One of the reasons I love doing research is that you find things out, and you can measure them. Sometimes you find things out that you and other people didn’t expect.
If you find out that there’s nothing wrong, that’s great. But if you find that something’s wrong, then it’s a really good idea to face it, and start finding ways to fix it.
This is a healthy and useful reason for doing research. The idea is to find out what’s actually going on, so that (hopefully) you can do something about the real issues.
An important new study of priestly wellbeing has just been published in the US. It’s the second study in recent years looking at how priests are coping in a changing Church and culture.
Back in May this year, I wrote about the Survey of American Catholic Priests from 2021. It included just over a thousand priests.
It found that in general, younger priests were more conservative than older priests. But it also described their low morale and poor relationships with their local bishops.
“Around half said that they had confidence and trust in their own bishop. But only a quarter expressed trust in the US bishops as a group.”
The new study this year comes out of the Catholic University of America, and is called Well-being, Trust, and Policy in a Time of Crisis. It collected data from 3500 priests, and also surveyed US bishops.
The findings are pretty consistent with the 2021 survey. Younger priests love being priests.
They love their pastoral ministry, and around three-quarters of them described themselves as ‘flourishing’.
Only 4 per cent are thinking of leaving the active ministry – but nearly half of all priests in the study are showing signs of burnout. Another concerning sign is that – like the priests surveyed in 2021 – they don’t have good relationships with their bishops.
Around half said that they had confidence and trust in their own bishop. But only a quarter expressed trust in the US bishops as a group. This new study also conducted in-depth interviews with more than 100 priests and found that they often felt “expendable” in their dioceses. Also, the less confidence a priest had in his bishop, the less likely he was to be ‘flourishing’.
There was a gap between how the US bishops saw themselves, and how their priests saw them. Bishops rated themselves highly as brothers, fathers, and co-workers with their clergy – but less than a third of the priests agreed with this.
Bishops also rated themselves as to how they’d respond to a priest who came to them with personal struggles – 92 per cent said they’d respond “very well”. But only 36 per cent of priests agreed with this.

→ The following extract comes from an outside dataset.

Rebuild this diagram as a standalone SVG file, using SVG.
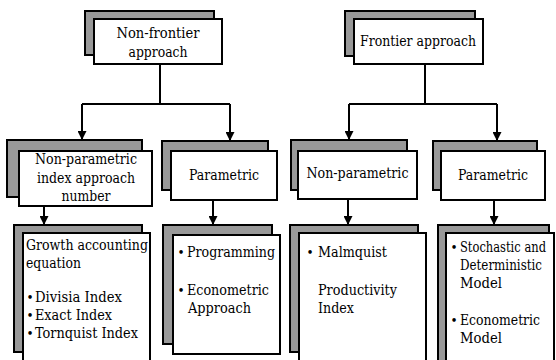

It’s good that almost all the bishops surveyed said that they “take great efforts to know each of their priests personally”. However, more than half also said that they were “too busy to personally counsel and pastor” all their priests.
Priests, on the other hand, were far more likely to use the word “administrator” to describe diocesan bishops.
They also said that they turned to friends, family, and other priests when they needed strong or social support, rather than their bishop.
The results of this study aren’t very flattering, or perhaps what people expected. But they are an important wake-up call.
The US Catholic periodical The Pillar spoke to Bishop Andrew Cozzens of Crookston, Minnesota, who was “deeply pained as a bishop to see the results of the study.”
“A startling 82 per cent of all priests said that they “regularly fear” being falsely accused.”
Bishop Cozzens said: “It’s so easy for us to relate to the Church as a business or to see legal liability as a main concern in difficult situations rather than to see the Church as a family.”
Another interesting factor was the US priests’ response to sexual abuse reforms in the Church. More than 60 per cent agreed that a zero-tolerance approach was helping to rebuild trust.
But they also said that zero tolerance had now swung in the direction of priests being assumed to be automatically guilty and being seen as liabilities by their diocese. A startling 82 per cent of all priests said that they “regularly fear” being falsely accused.
There’s some good lessons here for Australia as well, because our priests are facing many of the same issues. Anyone who knows any ‘younger’ clergy (those ordained less than 10 years) will be familiar with the types of pressures they’re under.
Prayer for priests (and bishops) is the first thing any of us can do, and sometimes also the last thing. But it’s the thing that will make the biggest difference.
The thing that will make the next-biggest difference is confronting these issues openly and honestly. This will also help to rebuild trust in the Church today.